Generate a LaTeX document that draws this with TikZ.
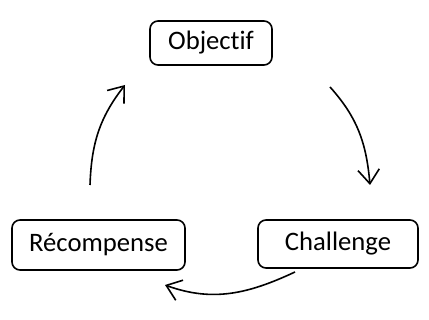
\documentclass[tikz,border=0pt]{standalone}
\usepackage{fontspec}
\setmainfont[Ligatures=NoCommon]{Carlito}
\usetikzlibrary{arrows.meta}
\begin{document}
\begin{tikzpicture}[x=0.75pt,y=0.75pt,
  stage/.style={draw=black, line width=1.2pt, rounded corners=6pt, fill=white,
    font=\fontsize{20}{24}\selectfont, inner sep=0pt},
  cycle/.style={draw=black, line width=1.2pt,
    -{Straight Barb[length=10.5pt,width=16pt,line width=1.2pt]}}]
\useasboundingbox (0,0) rectangle (429,320);
% the three stages of the loop
\node[stage, minimum width=91.5pt, minimum height=33pt] (obj) at (211,277) {Objectif};
\node[stage, minimum width=129.75pt, minimum height=37.5pt] (rec) at (98.5,75) {Récompense};
\node[stage, minimum width=120pt, minimum height=36pt] (cha) at (338,76) {Challenge};
% ends of the curved arrows between the stages
\coordinate (a1s) at (330,233);
\coordinate (a1e) at (370,135);
\coordinate (a2s) at (295,48);
\coordinate (a2e) at (165,35);
\coordinate (a3s) at (90,135);
\coordinate (a3e) at (125,235);
\draw[cycle] (a1s) to[out=-48,in=95] (a1e);
\draw[cycle] (a2s) to[out=-155,in=-20] (a2e);
\draw[cycle] (a3s) to[out=88,in=-128] (a3e);
\end{tikzpicture}
\end{document}
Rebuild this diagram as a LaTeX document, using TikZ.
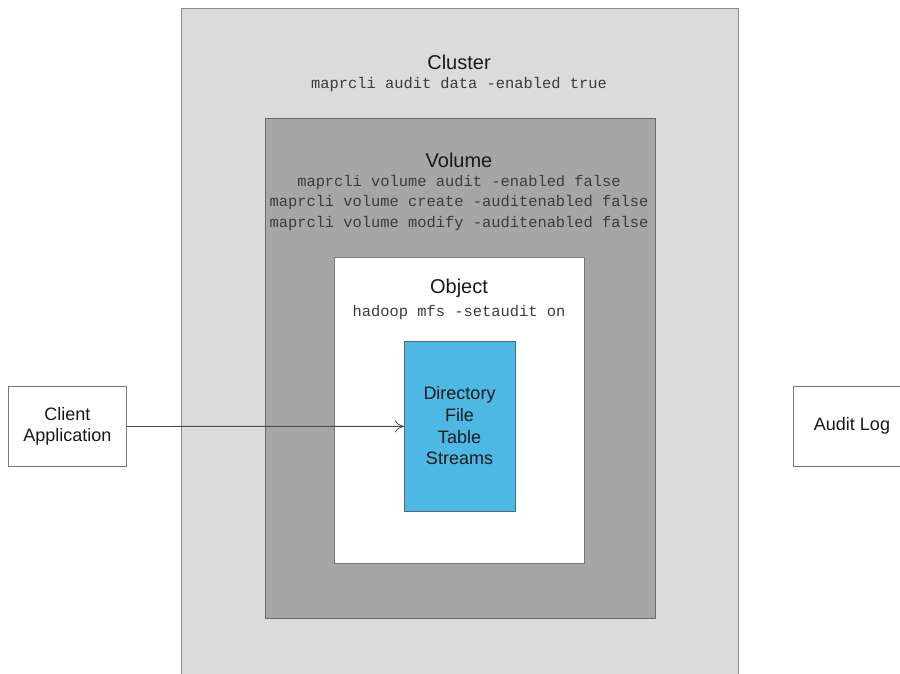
\documentclass[tikz,border=0pt]{standalone}
\usepackage{fontspec}
\setmainfont{Liberation Sans}
\newfontfamily\monofont{Liberation Mono}
\usetikzlibrary{arrows.meta}
\definecolor{clusterfill}{RGB}{219,219,219}
\definecolor{clusterline}{RGB}{140,140,140}
\definecolor{volfill}{RGB}{166,166,166}
\definecolor{volline}{RGB}{105,105,105}
\definecolor{objline}{RGB}{120,120,120}
\definecolor{bluefill}{RGB}{77,184,228}
\definecolor{blueline}{RGB}{70,110,140}
\definecolor{monotext}{RGB}{60,60,60}
\definecolor{txt}{RGB}{25,25,25}
\tikzset{
  area/.style={draw, line width=0.9pt, anchor=north west, inner sep=0pt, rectangle},
  title/.style={font=\fontsize{20}{24}\selectfont, text=txt, inner sep=0pt},
  cmd/.style={font=\monofont\fontsize{15.4}{20}\selectfont, text=monotext, inner sep=0pt, align=center},
  label/.style={font=\fontsize{18}{21.7}\selectfont, text=txt, align=center, inner sep=0pt},
  sidebox/.style={draw=objline, line width=0.8pt, fill=white, anchor=north west, inner sep=0pt, rectangle},
  conn/.style={draw=black!70, line width=0.8pt, -{To[length=9pt,width=12pt]}}
}
\begin{document}
\begin{tikzpicture}[x=1pt,y=-1pt]
\fill[white] (0,0) rectangle (900,673);
\clip (0,0) rectangle (900,673);
% cluster
\node[area, draw=clusterline, fill=clusterfill, minimum width=557pt, minimum height=680pt] (cluster) at (181,8) {};
\node[title] (ctitle) at (459,62) {Cluster};
\node[cmd] (ccmd) at (459,85) {maprcli audit data -enabled true};
% volume
\node[area, draw=volline, fill=volfill, minimum width=390pt, minimum height=500pt] (volume) at (265,118) {};
\node[title] (vtitle) at (459,160) {Volume};
\node[cmd] (vcmd1) at (459,183) {maprcli volume audit -enabled false};
\node[cmd] (vcmd2) at (459,203) {maprcli volume create -auditenabled false};
\node[cmd] (vcmd3) at (459,224) {maprcli volume modify -auditenabled false};
% object
\node[area, draw=objline, fill=white, minimum width=250pt, minimum height=306pt] (object) at (334,257) {};
\node[title] (otitle) at (459,288) {Object};
\node[cmd] (ocmd) at (459,313) {hadoop mfs -setaudit on};
% data
\node[area, draw=blueline, fill=bluefill, line width=0.7pt, minimum width=111pt, minimum height=170pt] (data) at (404,341) {};
\node[label] (dtext) at (459.5,426) {Directory\\File\\Table\\Streams};
% side boxes
\node[sidebox, minimum width=118pt, minimum height=80pt] (client) at (8,386) {};
\node[label] at (client.center) {Client\\Application};
\node[sidebox, minimum width=120pt, minimum height=80pt] (audit) at (793,386) {};
\node[label] at (852,426) {Audit Log};
% connector
\draw[conn] (client.east) -- (data.west);
\end{tikzpicture}
\end{document}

---

TASK PROMPT
In your copy, leave out the pictures and reproduce the material above exactly.

FINAL ANSWER
Generate a LaTeX document that draws this with TikZ.
\documentclass[tikz,border=0pt]{standalone}
\usepackage{fontspec}
\setmainfont[Ligatures=NoCommon]{Carlito}
\usetikzlibrary{arrows.meta}
\begin{document}
\begin{tikzpicture}[x=0.75pt,y=0.75pt,
  stage/.style={draw=black, line width=1.2pt, rounded corners=6pt, fill=white,
    font=\fontsize{20}{24}\selectfont, inner sep=0pt},
  cycle/.style={draw=black, line width=1.2pt,
    -{Straight Barb[length=10.5pt,width=16pt,line width=1.2pt]}}]
\useasboundingbox (0,0) rectangle (429,320);
% the three stages of the loop
\node[stage, minimum width=91.5pt, minimum height=33pt] (obj) at (211,277) {Objectif};
\node[stage, minimum width=129.75pt, minimum height=37.5pt] (rec) at (98.5,75) {Récompense};
\node[stage, minimum width=120pt, minimum height=36pt] (cha) at (338,76) {Challenge};
% ends of the curved arrows between the stages
\coordinate (a1s) at (330,233);
\coordinate (a1e) at (370,135);
\coordinate (a2s) at (295,48);
\coordinate (a2e) at (165,35);
\coordinate (a3s) at (90,135);
\coordinate (a3e) at (125,235);
\draw[cycle] (a1s) to[out=-48,in=95] (a1e);
\draw[cycle] (a2s) to[out=-155,in=-20] (a2e);
\draw[cycle] (a3s) to[out=88,in=-128] (a3e);
\end{tikzpicture}
\end{document}
Rebuild this diagram as a LaTeX document, using TikZ.
\documentclass[tikz,border=0pt]{standalone}
\usepackage{fontspec}
\setmainfont{Liberation Sans}
\newfontfamily\monofont{Liberation Mono}
\usetikzlibrary{arrows.meta}
\definecolor{clusterfill}{RGB}{219,219,219}
\definecolor{clusterline}{RGB}{140,140,140}
\definecolor{volfill}{RGB}{166,166,166}
\definecolor{volline}{RGB}{105,105,105}
\definecolor{objline}{RGB}{120,120,120}
\definecolor{bluefill}{RGB}{77,184,228}
\definecolor{blueline}{RGB}{70,110,140}
\definecolor{monotext}{RGB}{60,60,60}
\definecolor{txt}{RGB}{25,25,25}
\tikzset{
  area/.style={draw, line width=0.9pt, anchor=north west, inner sep=0pt, rectangle},
  title/.style={font=\fontsize{20}{24}\selectfont, text=txt, inner sep=0pt},
  cmd/.style={font=\monofont\fontsize{15.4}{20}\selectfont, text=monotext, inner sep=0pt, align=center},
  label/.style={font=\fontsize{18}{21.7}\selectfont, text=txt, align=center, inner sep=0pt},
  sidebox/.style={draw=objline, line width=0.8pt, fill=white, anchor=north west, inner sep=0pt, rectangle},
  conn/.style={draw=black!70, line width=0.8pt, -{To[length=9pt,width=12pt]}}
}
\begin{document}
\begin{tikzpicture}[x=1pt,y=-1pt]
\fill[white] (0,0) rectangle (900,673);
\clip (0,0) rectangle (900,673);
% cluster
\node[area, draw=clusterline, fill=clusterfill, minimum width=557pt, minimum height=680pt] (cluster) at (181,8) {};
\node[title] (ctitle) at (459,62) {Cluster};
\node[cmd] (ccmd) at (459,85) {maprcli audit data -enabled true};
% volume
\node[area, draw=volline, fill=volfill, minimum width=390pt, minimum height=500pt] (volume) at (265,118) {};
\node[title] (vtitle) at (459,160) {Volume};
\node[cmd] (vcmd1) at (459,183) {maprcli volume audit -enabled false};
\node[cmd] (vcmd2) at (459,203) {maprcli volume create -auditenabled false};
\node[cmd] (vcmd3) at (459,224) {maprcli volume modify -auditenabled false};
% object
\node[area, draw=objline, fill=white, minimum width=250pt, minimum height=306pt] (object) at (334,257) {};
\node[title] (otitle) at (459,288) {Object};
\node[cmd] (ocmd) at (459,313) {hadoop mfs -setaudit on};
% data
\node[area, draw=blueline, fill=bluefill, line width=0.7pt, minimum width=111pt, minimum height=170pt] (data) at (404,341) {};
\node[label] (dtext) at (459.5,426) {Directory\\File\\Table\\Streams};
% side boxes
\node[sidebox, minimum width=118pt, minimum height=80pt] (client) at (8,386) {};
\node[label] at (client.center) {Client\\Application};
\node[sidebox, minimum width=120pt, minimum height=80pt] (audit) at (793,386) {};
\node[label] at (852,426) {Audit Log};
% connector
\draw[conn] (client.east) -- (data.west);
\end{tikzpicture}
\end{document}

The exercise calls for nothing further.